Moody Blues Play Sunday in L.A. and Tuesday in Santa Barbara
It's one of those enduring musical mysteries still muddling minds of the mellow: Why aren't the Moody Blues in the Rock and Roll Hall of Fame? Their run of seven albums from 1967 through 1972 — combining symphonic and baroque instrumentation, soaring vocals and lyrics seeking the meaning of it all — form a pretty package as good as any in the history of rock music. Along the way these veteran cosmic rockers have sold 70 million albums and are among the longest operating bands (the Stones are six months older). But although the Moodys are not in Cleveland, they will be in L.A. on Sunday at the Nokia Theatre and in Santa Barbara on Tuesday at The Granada.
And it's not the gardener's cousin's uncle sweating to the oldies. The Moodys still feature three-fifths of the classic lineup including ferocious 70-year-old drummer Graeme Edge, bass player John Lodge and guitar player Justin Hayward (proof that blonds do have more fun). Flute player Ray Thomas retired in 2002, and keyboard player Mike Pinder went solo way back in 1974 (his replacement, Patrick Moraz, left the band in 1991). Yet the touring band still sounds as good as the originals, so if the Moody Blues are not already your favorite band, after this show, they will be.
An early incarnation of the band had a hit with "Go Now" in 1964, but the band reconfigured with the familiar members and took off in 1966 on the strength of a couple of hits Hayward wrote when he was a teenager, "Nights in White Satin" and "Tuesday Afternoon." It'll be worth the drive just to hear "Question," among so many others.
Mr. Edge talked about the latest in a recent phoner that got off to a technologically challenged start.
Hey, Graeme, it's Bill Locey with the Ventura County Star. How are you?
OK, I'm going to try to get you on a land line. (Silence.)

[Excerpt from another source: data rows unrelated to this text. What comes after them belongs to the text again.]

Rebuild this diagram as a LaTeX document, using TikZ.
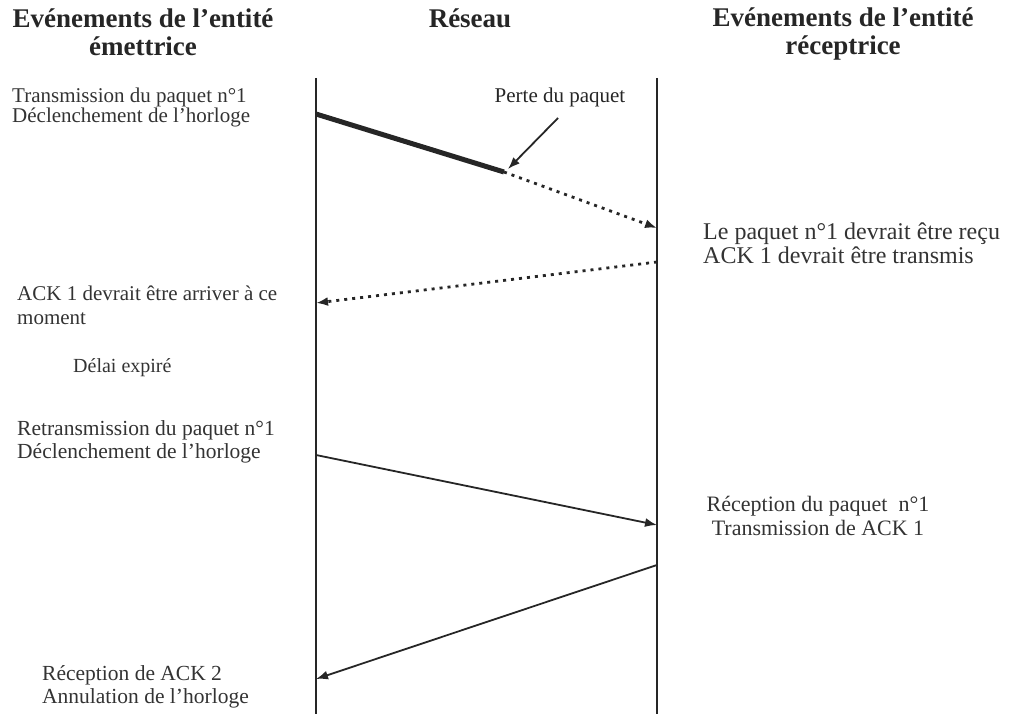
\documentclass[tikz,border=0pt]{standalone}
\usepackage{fontspec}
\setmainfont{Liberation Serif}
\usetikzlibrary{arrows.meta}

\tikzset{
  head/.style={font=\fontsize{27}{28}\selectfont\bfseries, align=center, inner sep=0pt, anchor=base, text=black!85},
  note/.style={font=\fontsize{21}{18}\selectfont, align=left, inner sep=0pt, anchor=base west, text=black!80},
  lifeline/.style={line width=2pt, black!85},
  msg/.style={-{Latex[length=12pt,width=9pt]}, line width=1.8pt, black!85},
  lost/.style={msg, dash pattern=on 3pt off 5pt, line width=2.8pt},
}

\begin{document}
\begin{tikzpicture}[x=1pt,y=-1pt]
\useasboundingbox (0,0) rectangle (1009,714);
% titres
\node[head] (hsend) at (143,56) {Evénements de l'entité\\émettrice};
\node[head] (hnet) at (470,28) {Réseau};
\node[head] (hrecv) at (843,55) {Evénements de l'entité\\réceptrice};
% lignes de vie
\coordinate (s0) at (316,78);
\coordinate (s1) at (316,714);
\coordinate (r0) at (657,78);
\coordinate (r1) at (657,714);
\draw[lifeline] (s0) -- (s1);
\draw[lifeline] (r0) -- (r1);
% messages
\coordinate (p1) at (316,114);
\coordinate (loss) at (504,172);
\coordinate (p1r) at (657,228);
\coordinate (a1r) at (657,262);
\coordinate (a1s) at (316,303);
\coordinate (p2) at (316,455);
\coordinate (p2r) at (657,525);
\coordinate (a2r) at (657,565);
\coordinate (a2s) at (316,679);
\draw[line width=5pt, black!85] (p1) -- (loss);
\draw[lost] (loss) -- (p1r);
\draw[lost] (a1r) -- (a1s);
\draw[msg] (p2) -- (p2r);
\draw[msg] (a2r) -- (a2s);
% perte
\node[font=\fontsize{21}{24}\selectfont, inner sep=0pt, text=black!85] (perte) at (560,97) {Perte du paquet};
\coordinate (pfrom) at (558,118);
\coordinate (pto) at (508,169);
\draw[msg] (pfrom) -- (pto);
% evenements
\node[note] (t1) at (12,123) {Transmission du paquet n°1\\Déclenchement de l'horloge};
\node[note, font=\fontsize{24}{24}\selectfont] (t2) at (703,263) {Le paquet n°1 devrait être reçu\\ACK 1 devrait être transmis};
\node[note, font=\fontsize{21}{24}\selectfont] (t3) at (17,324) {ACK 1 devrait être arriver à ce\\moment};
\node[note, font=\fontsize{20}{24}\selectfont] (t4) at (73,372) {Délai expiré};
\node[note, font=\fontsize{21.5}{23}\selectfont] (t5) at (17,458) {Retransmission du paquet n°1\\Déclenchement de l'horloge};
\node[note, align=center, anchor=base, font=\fontsize{22}{24}\selectfont] (t6) at (818,535) {Réception du paquet\ \ n°1\\Transmission de ACK 1};
\node[note, font=\fontsize{21.5}{23}\selectfont] (t7) at (42,703) {Réception de ACK 2\\Annulation de l'horloge};
\end{tikzpicture}
\end{document}
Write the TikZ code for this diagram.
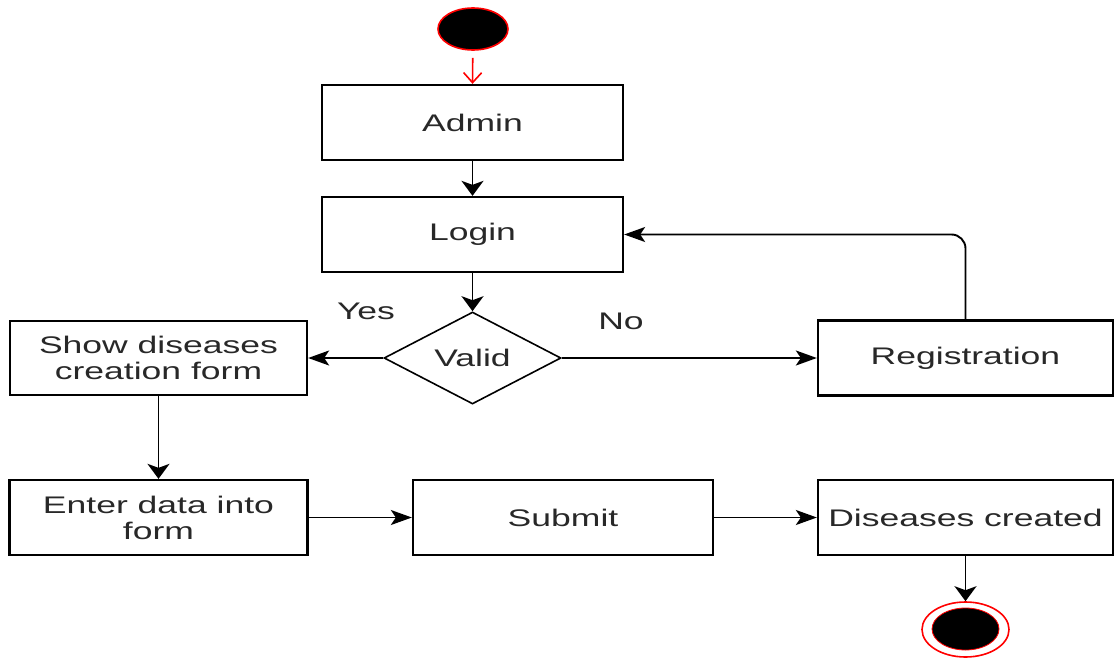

Hey, Graeme, it's Bill with The Star.
OK, I'm gonna try it again. What's happening is you're coming up on the speaker phone, so I'm gonna press a button and see if I can get you on the real phone. (More silence, then an expletive.)
That's what was going wrong — you don't have to press the line; you just pick the phone up.
Hey, seven years of college, man.
(Laughs.) Well said, yeah.
How's the Moody Blues biz? What's new with you wonderful guys?
It's going great — we're loving it.
So, 45 years or so — think you might stick with it a bit longer?
Well, I haven't made up my mind yet. I'm a slow learner, as you just gathered about the phone.
This will be a preview for your L.A. and Santa Barbara shows. Last time I saw you guys up in S.B., you played at the Bowl outdoors with the symphony. Pretty cool.
Oh, yeah, that was fun, but it ran its time. The only problem playing with the symphony is that you must stay very strictly with the arrangement because they're all reading and that stops a bit of the fun. You can have a lot more fun with the music when you're really good and just let it rip.
Of all those British Invasion bands from back in the day, only you guys and the Stones are still at it, and those guys hardly ever play.
Yeah, they don't work and they won't announce their retirement, which would make us the oldest working rock 'n' roll band, but they're six months older than us — the bastards! And (Charlie) Watts puts me as the second oldest drummer as he's a year older than me.
Why aren't you guys in the Rock and Roll Hall of Fame?
Oh, ask them.
That makes no sense at all to me — that run of seven albums you guys put out from "Days of Future Passed" in 1967 to "Seventh Sojourn" in 1972 is as good or better than anything else by any other band.
Well, thank you for that, but look at some of the bands that aren't in. Chicago and Boston aren't in, and some of those that are in makes one think there's something more than musical endeavor involved.
Back in those silly '60s, what do you think the hippies got right and what did they get wrong?
In retrospect, what they got right was being against the war and what they got wrong was being against the military. And the other thing is, did free love produce AIDS or would it have been here anyway? But the whole freedom of society and the freedom of expression and the Electronic Revolution — the plus side is much greater than the downside.
If you look at the change of the Beatles from "Revolver" to "Sgt. Pepper's," and countless other examples, the importance of drugs to music in the '60s is obvious. How important was LSD to your music?
We did very little compared to most people. I took eight trips way back in '66 and I thought like everyone else that it was wonderful the first time. I thought it was mind-expanding and all that, but by the eighth one, I thought, "It's the same bloody thing again."